1. The walk starts at Arnside Railway Station. Turn right out of the station and follow the footpath for 650m into the village of Arnside. Take in the spectacular views across the Kent Estuary to Grange over Sands and the Lakeland Fells beyond. Passing the shops and the Albion pub on your left, carry straight on along the promenade towards Ashmeadow House. Look out for the statuesque Grey Heron standing stock-still in the water. The estuary provides a vital feeding ground for thousands of wading birds in winter. Follow the concrete path signposted “New Barns Bay” leading towards the Coastguard Station.
2. After 500m, at the Beach Walk cafe, turn left signposted “Knott Road, Silverdale”. On reaching the road, turn right and continue to the junction with Knott lane on the left, signposted “The Knott”. Go up this road for approx 350m past High Close on the left and go through the kissing gate on your right, which takes you on a grassy path upwards to rejoin the road through a gate after 350m. A few metres past the cattle grid there is a National Trust toposcope on the left which will help you identify the Lakeland Fells to be seen across the estuary.
3. Climb the rough path which goes straight up behind the toposcope for 350m to another panoramic map at the top.

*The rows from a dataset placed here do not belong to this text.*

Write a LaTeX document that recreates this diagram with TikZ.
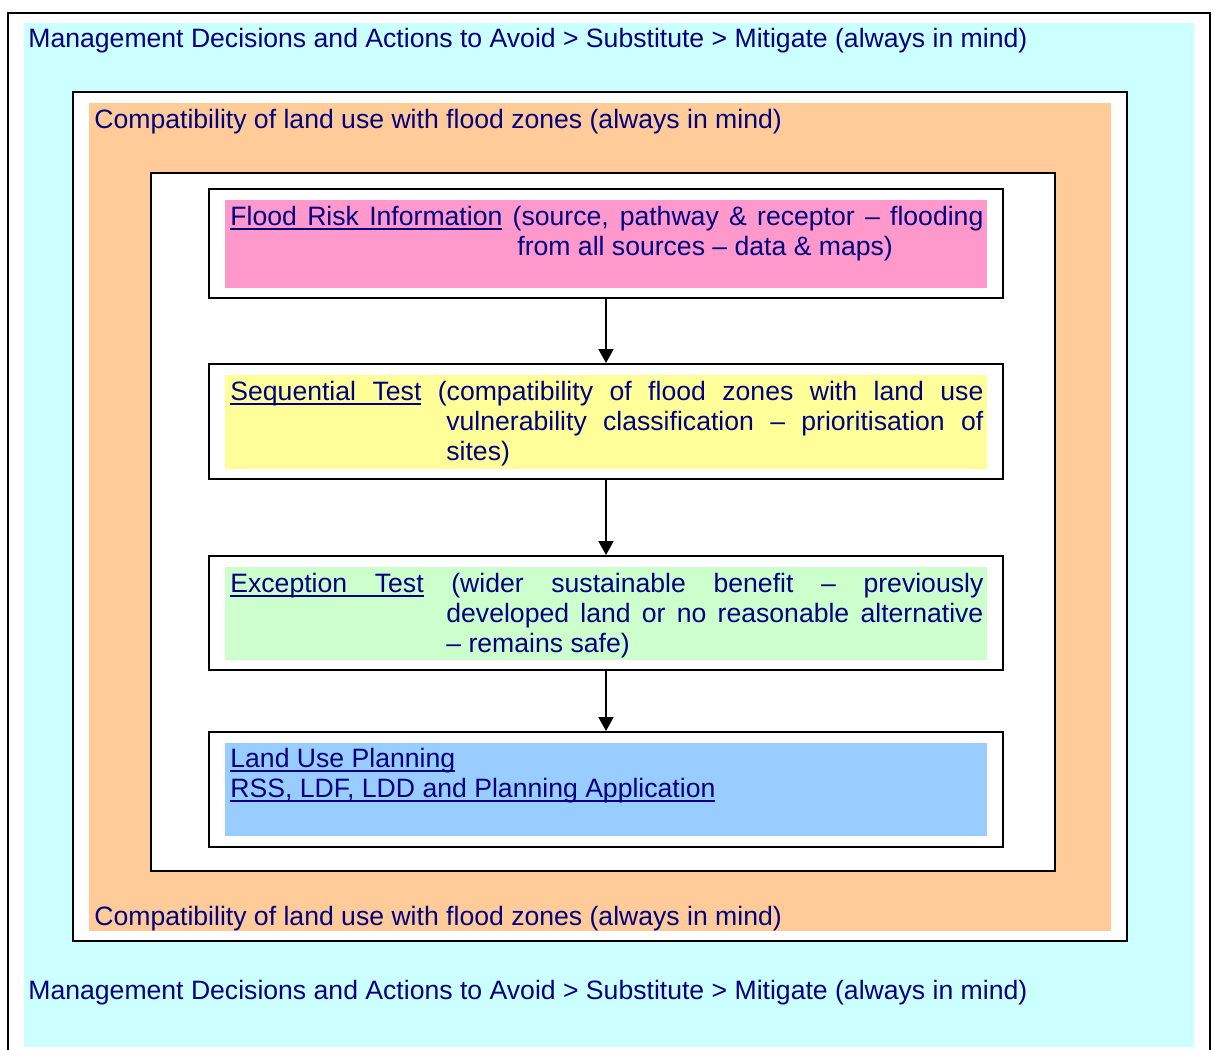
\documentclass[tikz,border=0pt]{standalone}
\usepackage{fontspec}
\setmainfont{Liberation Sans}
\usetikzlibrary{arrows.meta,fit}
\definecolor{txt}{RGB}{0,0,128}
\definecolor{cyanbg}{RGB}{204,255,255}
\definecolor{orangebg}{RGB}{255,204,153}
\definecolor{pinkbg}{RGB}{255,153,204}
\definecolor{yellowbg}{RGB}{255,255,153}
\definecolor{greenbg}{RGB}{204,255,204}
\definecolor{bluebg}{RGB}{153,204,255}
\newsavebox\myulbox
\newcommand\ulw[1]{\leavevmode\sbox\myulbox{#1}\rlap{\rule[-2.7pt]{\wd\myulbox}{1pt}}\usebox\myulbox}
\newcommand\ulsp{\leaders\hrule height -1.7pt depth 2.7pt\hskip\fontdimen2\font plus \fontdimen3\font minus \fontdimen4\font\relax}
\tikzset{
  frame/.style={draw=black, line width=1pt, fill=white, inner sep=0pt},
  area/.style={inner sep=0pt, draw=none},
  label/.style={anchor=base west, inner sep=0pt, text=txt, font=\fontsize{13.3}{15}\selectfont},
  flow/.style={line width=1pt, -{Triangle[length=7pt,width=7.5pt]}}
}
\begin{document}
\begin{tikzpicture}[x=0.5pt,y=-0.5pt]
\useasboundingbox (0,0) rectangle (1212,1050);
% outermost frame (its bottom edge lies below the picture)
\draw[line width=1pt] (7.5,1050) -- (7.5,12.5) -- (1209.5,12.5) -- (1209.5,1050);
\node[area, fill=cyanbg, fit={(24,23)(1194,1047)}] (cyanarea) {};
% compatibility frame
\node[frame, fit={(73,92)(1127,941)}] (orangeframe) {};
\node[area, fill=orangebg, fit={(89,103)(1111,931)}] (orangearea) {};
% inner white frame
\node[frame, fit={(151,173)(1055,871)}] (innerframe) {};
% step boxes
\node[frame, fit={(209,189)(1003,298)}] (b1) {};
\node[area, fill=pinkbg, fit={(225,200)(987,288)}] (f1) {};
\node[frame, fit={(209,364)(1003,479)}] (b2) {};
\node[area, fill=yellowbg, fit={(225,375)(987,469)}] (f2) {};
\node[frame, fit={(209,556)(1003,670)}] (b3) {};
\node[area, fill=greenbg, fit={(225,567)(987,660)}] (f3) {};
\node[frame, fit={(209,732)(1003,847)}] (b4) {};
\node[area, fill=bluebg, fit={(225,743)(987,836)}] (f4) {};
% connectors
\draw[flow] (b1.south) -- (b2.north);
\draw[flow] (b2.south) -- (b3.north);
\draw[flow] (b3.south) -- (b4.north);
% texts
\node[label] (mtop) at (28,47) {Management Decisions and Actions to Avoid > Substitute > Mitigate (always in mind)};
\node[label] (mbot) at (28,999) {Management Decisions and Actions to Avoid > Substitute > Mitigate (always in mind)};
\node[label] (ctop) at (94,128) {Compatibility of land use with flood zones (always in mind)};
\node[label] (cbot) at (94,925) {Compatibility of land use with flood zones (always in mind)};
\node[label] (t1) at (230,225) {\parbox[t]{376.5pt}{\hangindent=143.5pt\hangafter=1
  \ulw{Flood}\ulsp\ulw{Risk}\ulsp\ulw{Information} (source, pathway \& receptor – flooding\linebreak from all sources – data \& maps)}};
\node[label] (t2) at (230,400) {\parbox[t]{376.5pt}{\hangindent=108pt\hangafter=1
  \ulw{Sequential}\ulsp\ulw{Test} (compatibility of flood zones with land use\linebreak vulnerability classification – prioritisation of\linebreak sites)}};
\node[label] (t3) at (230,592) {\parbox[t]{376.5pt}{\hangindent=108pt\hangafter=1
  \ulw{Exception}\ulsp\ulw{Test} (wider sustainable benefit – previously\linebreak developed land or no reasonable alternative\linebreak – remains safe)}};
\node[label] (t4) at (230,767) {\parbox[t]{376.5pt}{\raggedright
  \ulw{Land}\ulsp\ulw{Use}\ulsp\ulw{Planning}\\
  \ulw{RSS,}\ulsp\ulw{LDF,}\ulsp\ulw{LDD}\ulsp\ulw{and}\ulsp\ulw{Planning}\ulsp\ulw{Application}}};
\end{tikzpicture}
\end{document}
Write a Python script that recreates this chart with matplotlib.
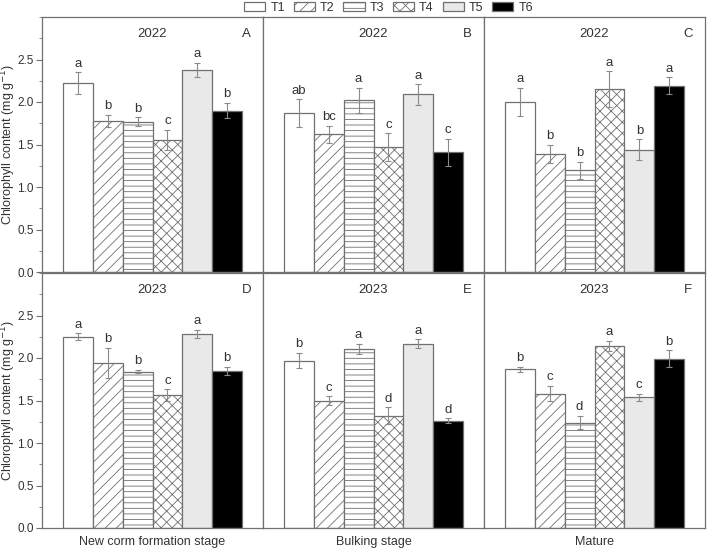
import numpy as np
import matplotlib
matplotlib.use("Agg")
import matplotlib.pyplot as plt
from matplotlib.patches import Patch
from matplotlib.ticker import MultipleLocator

plt.rcParams['font.family'] = ['Liberation Sans', 'DejaVu Sans']
plt.rcParams['hatch.linewidth'] = 0.6

treatments = ["T1", "T2", "T3", "T4", "T5", "T6"]
stages = ["New corm formation stage", "Bulking stage", "Mature"]
years = ["2022", "2023"]
panel_ids = [["A", "B", "C"], ["D", "E", "F"]]

# mean chlorophyll content, rows = year, cols = stage
means_2022 = [
    [2.22, 1.78, 1.77, 1.55, 2.38, 1.90],
    [1.87, 1.62, 2.02, 1.47, 2.09, 1.41],
    [2.00, 1.39, 1.20, 2.15, 1.44, 2.19],
]
errs_2022 = [
    [0.13, 0.07, 0.05, 0.12, 0.08, 0.09],
    [0.16, 0.10, 0.15, 0.16, 0.12, 0.16],
    [0.17, 0.11, 0.10, 0.21, 0.12, 0.10],
]
letters_2022 = [
    ["a", "b", "b", "c", "a", "b"],
    ["ab", "bc", "a", "c", "a", "c"],
    ["a", "b", "b", "a", "b", "a"],
]
means_2023 = [
    [2.25, 1.94, 1.84, 1.56, 2.28, 1.85],
    [1.97, 1.50, 2.11, 1.32, 2.17, 1.26],
    [1.87, 1.58, 1.24, 2.14, 1.54, 1.99],
]
errs_2023 = [
    [0.04, 0.18, 0.02, 0.07, 0.05, 0.05],
    [0.09, 0.05, 0.06, 0.10, 0.05, 0.03],
    [0.03, 0.09, 0.08, 0.06, 0.04, 0.10],
]
letters_2023 = [
    ["a", "b", "b", "c", "a", "b"],
    ["b", "c", "a", "d", "a", "d"],
    ["b", "c", "d", "a", "c", "b"],
]

means = [means_2022, means_2023]
errs = [errs_2022, errs_2023]
letters = [letters_2022, letters_2023]

edge = "#707070"
txt = "#333333"
faces = ["white", "white", "white", "white", "#e9e9e9", "black"]
hatches = [None, "///", "---", "xxx", None, None]

fig = plt.figure(figsize=(7.09, 5.48), dpi=100)

left, width = 42 / 709, 221 / 709
bottoms = [1 - 272 / 548, 1 - 528 / 548]
height = 255 / 548

x = np.arange(len(treatments))
for r in range(2):
    for c in range(3):
        ax = fig.add_axes([left + c * width, bottoms[r], width, height])
        m = means[r][c]
        e = errs[r][c]
        for i in range(len(treatments)):
            ax.bar(x[i], m[i], width=1.0, color=faces[i], edgecolor=edge,
                   hatch=hatches[i], linewidth=0.9, zorder=2)
        ax.errorbar(x, m, yerr=e, fmt="none", ecolor="#8a8a8a", elinewidth=0.8,
                    capsize=2, capthick=0.8, zorder=3)
        for i in range(len(treatments)):
            ax.text(x[i], m[i] + e[i] + 0.03, letters[r][c][i], ha="center",
                    va="bottom", fontsize=9.5, color=txt)
        ax.text(0.5, 0.955, years[r], transform=ax.transAxes, ha="center",
                va="top", fontsize=9.5, color=txt)
        ax.text(0.925, 0.955, panel_ids[r][c], transform=ax.transAxes, ha="center",
                va="top", fontsize=9.5, color=txt)
        ax.set_xlim(-1.2, 6.2)
        ax.set_ylim(0, 3.0)
        ax.set_xticks([])
        for s in ax.spines.values():
            s.set_color(edge)
            s.set_linewidth(0.9)
        if c == 0:
            ax.yaxis.set_major_locator(MultipleLocator(0.5))
            ax.yaxis.set_minor_locator(MultipleLocator(0.25))
            ax.set_yticks(np.arange(0, 2.51, 0.5))
            ax.tick_params(axis="y", which="both", direction="out", color=edge,
                           labelsize=8.5, labelcolor=txt, pad=2)
            ax.tick_params(axis="y", which="major", length=4)
            ax.tick_params(axis="y", which="minor", length=2.5)
            ax.set_ylabel("Chlorophyll content (mg g$^{-1}$)", fontsize=9,
                          color=txt)
            ax.yaxis.set_label_coords(-0.11, 0.5)
        else:
            ax.set_yticks([])
            ax.yaxis.set_minor_locator(plt.NullLocator())
        if r == 1:
            ax.set_xlabel(stages[c], fontsize=9, color=txt, labelpad=6)

handles = [Patch(facecolor=faces[i], edgecolor=edge, hatch=hatches[i], linewidth=0.9)
           for i in range(len(treatments))]
fig.legend(handles, treatments, loc="center", bbox_to_anchor=(0.548, 0.985), ncol=6,
           frameon=False, fontsize=9, handlelength=1.7, handleheight=0.75,
           columnspacing=0.7, handletextpad=0.4, labelcolor=txt,
           borderaxespad=0, borderpad=0)

fig.savefig("out.png", dpi=100)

Pause here to take in the amazing views, then carry on through a gate in the wall behind the viewpoint, and into the wood. As you come out of the wood, bear left and inland, but keeping an eye open to the right for amazing views across the shining sands of Morecambe Bay. The remains of two knotted trees close to the path on the left are said to have been tied together when saplings by a couple of lovers who “thus plighted their troth”.
4. On reaching a bench on the left (dedicated to Cllr HB Lawson), take the path leading off to the right for 150m to take you to the trig point 159m above sea level, the summit of Arnside Knott. The Knott is one of several National Trust properties lying within the AONB and is a great place to see unusual grassland flowers and rare butterflies such as the High Brown fritillary. Retrace your steps to the bench on the main path.
5. Follow the path to the right past a gate, keeping the wall on your left. Drystone walls are a distinctive feature of the AONB landscape and whilst their primary function is to enclose land and livestock, they also provide a very valuable habitat for many insects and rare plants. Gradually make your way down the hill and through the woods for 400m. Take care where the path steepens and follow the bend to the right before you reach the wall and road ahead. Ignore the first exit gate and follow the path parallel to the road. The path begins to rise away from the road. After passing the Shilloe beds on your right, the path descends again. Follow the wide path leading down to the left to a gate and out onto the road, looking across to Arnside Tower.
6. Cross the road and head for Arnside Tower farm, pausing to take in the views to your left across to the Yorkshire Dales. Pass through the farmyard and go through a gate to the right of the farm cottage. Take the path to the left, signposted “Black Dyke”, keeping the tower on your right. Arnside Tower is one of several tower houses in the area built in the 14th or 15th century. Note: It is dangerous to enter the ruins.
7. Cross the field and go through a squeeze stile into Middlebarrow Wood. Follow the footpath to your left – signposted “Middlebarrow & Black Dyke” – for 1km.
8. When you reach the railway line, turn left and walk across the field alongside the railway line, passing over 2 footbridges. Note: this footpath can become very boggy after prolonged spells of rain. Keep straight on, passing through 2 gates and a small farmyard, and then bearing right to reach Black Dyke Road.
9. Turn left and follow this road for just under 1km back to Arnside Station.